You have to wonder just how bad things are when even the killers are calling bullshit on the whole thoughts and prayer schtick.

I should mention here that I actually do pray for the victims, even though the list gets longer every week. I don’t have any power to change what’s happened so often prayers are the best thing I have to offer.

But I also know that there are times when prayers aren’t enough and that God really does help those who help themselves. God didn’t give Noah the Ark. He told him to build one, warning him that the Great Flood was coming and that Noah should get busy with the hammer and the saw.

That’s what we have here, only instead of water we’re drowning in innocent blood.

But nothing will change. After the Pittsburgh synagogue shooting, Donald Trump said guns had nothing to do with the fact that all those people had gotten shot.


Who could argue with that kind of logic?

The orange goon is also peddling a right-wing fairy tale about the wildfires, blaming them on “gross management of the forests,” instead of climate change, and threatening to pull federal funding if California doesn’t “remedy the situation,” like some cheap hoodlum.

Today is Veterans Day, the 100th anniversary of the end of World War I. President Bone Spurs is in France now, but he couldn’t drag his fat ass to Aisne-Marne American cemetery because of allegedly bad weather.

This is the “man” who spends more time on golf courses and attending rallies than he does on Pennsylvania Avenue.

My father was a World War II veteran and he told me that his platoon spent so much time training in mud-covered areas that they were dubbed “Lenihan and his Muskrats.” I wonder what he would have thought of Trump’s excuse for skipping a memorial service.

A century ago, politicians pushed this lie that the First World War would be the “war to end all wars.” It reminds me of the NRA fantasy that “guns don’t kill people, people kill people” and Trump’s own gem about climate change being a hoax created by China.

You could twist words anyway you like, but the fires are still burning, the mass shootings are still happening, and the gates of hell are flying off their hinges.

Sunday, November 04, 2018

Eye in the Sky

There’s a scene in Martin Scorsese’s mob classic Goodfellas where Ray Liotta’s uber-paranoid gangster is convinced a helicopter is following him.

As the coked-up criminal frantically tries to escape the mysterious chopper, Harry Nilsson’s “Jump into the Fire” cranks up on the soundtrack.

I always loved that scene, but recently I got a chance to experience what that guy was going through.

I had gotten up nice and early one morning for my daily meditation. I’ve been meditating for a few years now and I am slowly seeing the benefits of this daily practice.

I set the timer for 20 minutes and do my very best to be mindful and present. And I think it’s helped me a lot.

I’m a little better at taming the anger and reining in the depression.
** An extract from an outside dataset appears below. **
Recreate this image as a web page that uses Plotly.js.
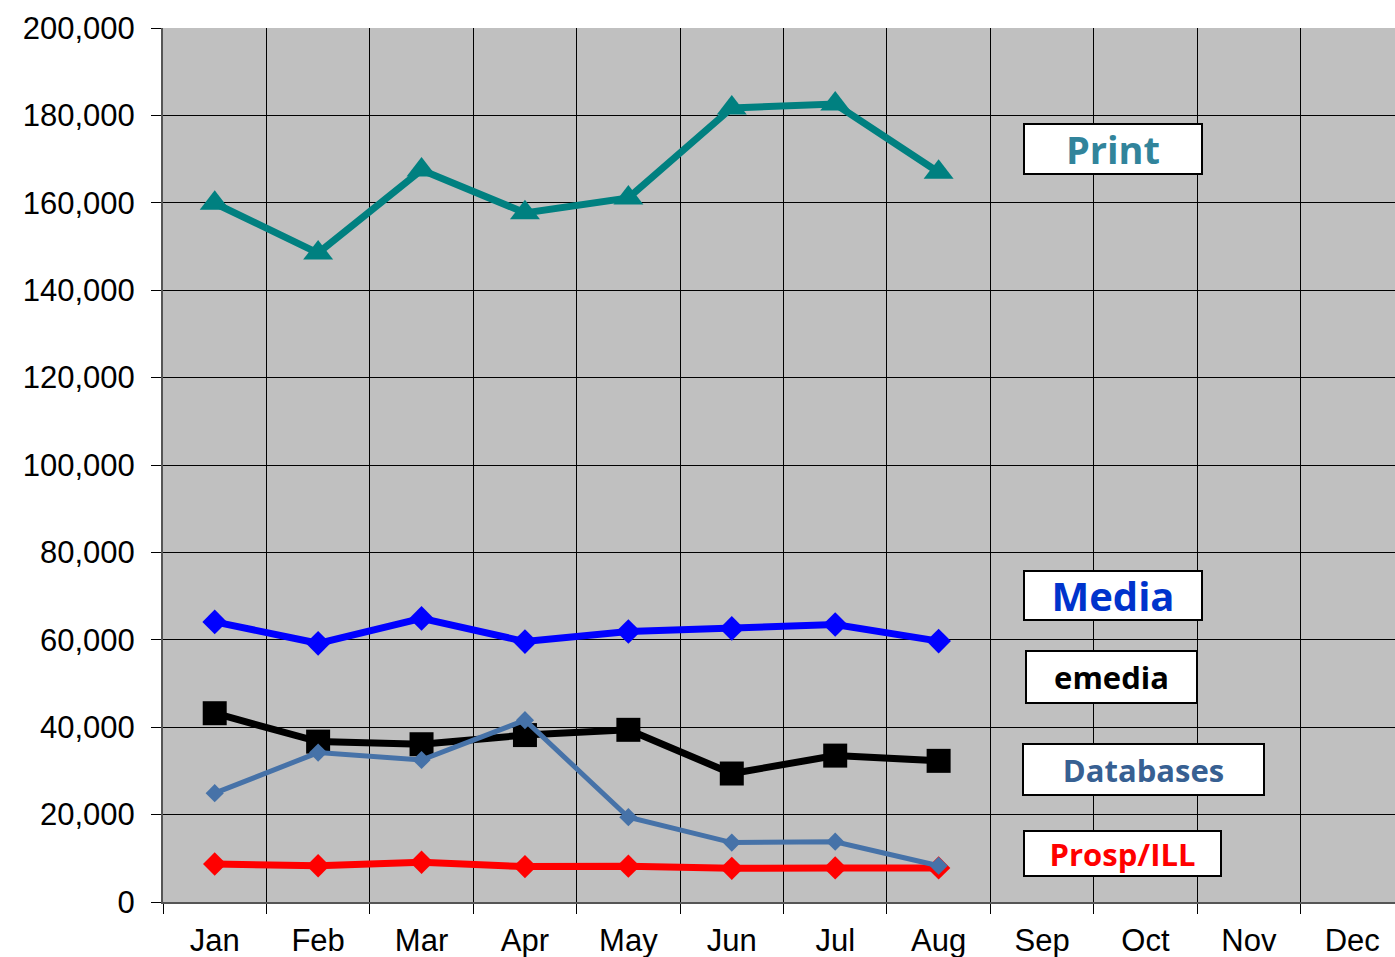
<!DOCTYPE html>
<html>
<head>
<meta charset="utf-8">
<script src="https://cdn.plot.ly/plotly-3.0.1.min.js"></script>
<style>html,body{margin:0;padding:0;background:#fff;}#chart{width:1395px;height:957px;}</style>
</head>
<body>
<div id="chart"></div>
<script>
var months = ["Jan","Feb","Mar","Apr","May","Jun","Jul","Aug","Sep","Oct","Nov","Dec"];
var dataMonths = ["Jan","Feb","Mar","Apr","May","Jun","Jul","Aug"];
var printVals = [159900, 148500, 167500, 157700, 161100, 181700, 182600, 167000];
var mediaVals = [64100, 59200, 64900, 59600, 61900, 62600, 63500, 59700];
var emediaVals = [43200, 36700, 36100, 38200, 39400, 29400, 33500, 32300];
var prospVals = [8700, 8300, 9100, 8100, 8200, 7700, 7800, 7800];
var dbVals = [24900, 34200, 32500, 41600, 19400, 13600, 13800, 8300];
var seriesNames = ["Print","Media","emedia","Databases","Prosp/ILL"];

function trace(name, y, color, lw, sym, size){
  return {x: dataMonths, y: y, name: name, type: 'scatter', mode: 'lines+markers',
    line: {color: color, width: lw},
    marker: {symbol: sym, size: size, color: color, line: {width: 0}},
    hoverinfo: 'skip', cliponaxis: false};
}
var traces = [
  trace(seriesNames[0], printVals, '#008080', 7, 'triangle-up', 26),
  trace(seriesNames[1], mediaVals, '#0000FF', 7, 'diamond', 19),
  trace(seriesNames[2], emediaVals, '#000000', 7, 'square', 24),
  trace(seriesNames[4], prospVals, '#FF0000', 7, 'diamond', 18),
  trace(seriesNames[3], dbVals, '#4672A8', 5, 'diamond', 14)
];

function box(text, x, y, w, h, color, size){
  return {text: '<b>' + text + '</b>', xref: 'paper', yref: 'paper', x: x, y: y,
    xanchor: 'center', yanchor: 'middle', showarrow: false,
    width: w, height: h, bgcolor: '#FFFFFF', bordercolor: '#000000', borderwidth: 2, borderpad: 0,
    font: {family: 'Open Sans, sans-serif', size: size, color: color}, align: 'center', valign: 'middle'};
}

var layout = {
  width: 1395, height: 957,
  margin: {l: 163, r: 0, t: 28, b: 55},
  paper_bgcolor: '#FFFFFF', plot_bgcolor: '#C0C0C0',
  showlegend: false,
  font: {family: 'Liberation Sans, Arial, sans-serif', size: 31, color: '#000'},
  xaxis: {type: 'category', categoryorder: 'array', categoryarray: months,
    range: [-0.5, 11.413], tickson: 'boundaries', ticks: 'outside', ticklen: 10, tickwidth: 1, tickcolor: '#000',
    showgrid: true, gridcolor: '#000', gridwidth: 1,
    showline: true, linecolor: '#555', linewidth: 2, zeroline: false,
    tickfont: {size: 31, color: '#000'}, ticklabelstandoff: 10, fixedrange: true},
  yaxis: {range: [0, 200000], dtick: 20000, tick0: 0, tickformat: ',d',
    ticks: 'outside', ticklen: 10, tickwidth: 1, tickcolor: '#000',
    showgrid: true, gridcolor: '#000', gridwidth: 1,
    showline: true, linecolor: '#555', linewidth: 2, zeroline: false,
    tickfont: {size: 31, color: '#000'}, ticklabelstandoff: 10, fixedrange: true},
  annotations: [
    box(seriesNames[0], 0.7711, 0.8616, 176, 48, '#31849B', 38),
    box(seriesNames[1], 0.7711, 0.3507, 176, 47, '#0033CC', 40),
    box(seriesNames[2], 0.7699, 0.2574, 169, 50, '#000000', 31),
    box(seriesNames[3], 0.7959, 0.1516, 239, 49, '#376092', 31),
    box(seriesNames[4], 0.7788, 0.0555, 195, 43, '#FF0000', 31)
  ]
};
Plotly.newPlot('chart', traces, layout, {displayModeBar: false, staticPlot: true});
</script>
</body>
</html>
It’s been an extremely slow process, but I’m encouraged by my progress and I want to continue improving.

Now some sessions are better than others and on this particular morning I was really nailing it—if I do say so myself. I was breathing so deeply and slowly that it was almost like an out of body experience.

In this raucous, crazy city a short period of early morning silence is solid gold.

And then a helicopter flew over my house.

All right, I thought, give it a few seconds and it’ll be gone. The pilot is just zipping overhead on his way to somewhere else. It was mildly annoying, but this is New York, after all, and you can’t expect to live in total stillness.

Only the thing didn’t go away. For whatever reason, the chopper pilot double-parked in a patch of sky right above my head and refused to budge.

I tried to ignore the noise and focus on my breathing, but that wasn’t working.

You Can Climb a Mountain, You Can Swim the Sea

Okay, then, I reasoned, since focus is an important part of mediation, I could focus on the helicopter’s noise and still achieve my higher state of consciousness.

But that didn’t’ work either.

I found myself getting angry, which is exactly what I’m trying to avoid when I meditate.

I thought of the old “black helicopter” conspiracy theories that were big in the Nineties, when the tinfoil hat crowd was convinced mysterious choppers were mutilating cattle or taking over the government or some other such conspiratorial chazzerai.

Only this was real.


The timer eventually went off and I was about as close to mindfulness as I was to the North Pole. And the helicopter was still there.

The whole meditation was ruined, I grumbled.

Of course, any yoga or Zen master would’ve gently dismissed such a pedestrian idea.

You can’t ruin meditation. Any attempt at meditation is better than no attempt at all and mindfulness is a lifelong practice, not something you do for 20 minutes in the morning.

I’ve been suffering from a nasty cold for the last few days and the negative thoughts have been roaring through my mind like the attacking helicopters in Apocalypse Now.

These enemy aircraft—anger, despair, resentment—have been buzzing around for years, but they’ve been hovering in my subconscious for so long that I've just tuned out the noise.

Meditation has helped me spot them sooner. It’s just tougher to fight them off when I’m sick though because my guard is down and I slip back into the old bad habits.

Okay. I know this illness will pass, I’ll get back into my routine, and I will continue to improve.

And when the helicopters come after me, the first thing I’ll do is jump out of the damn fire.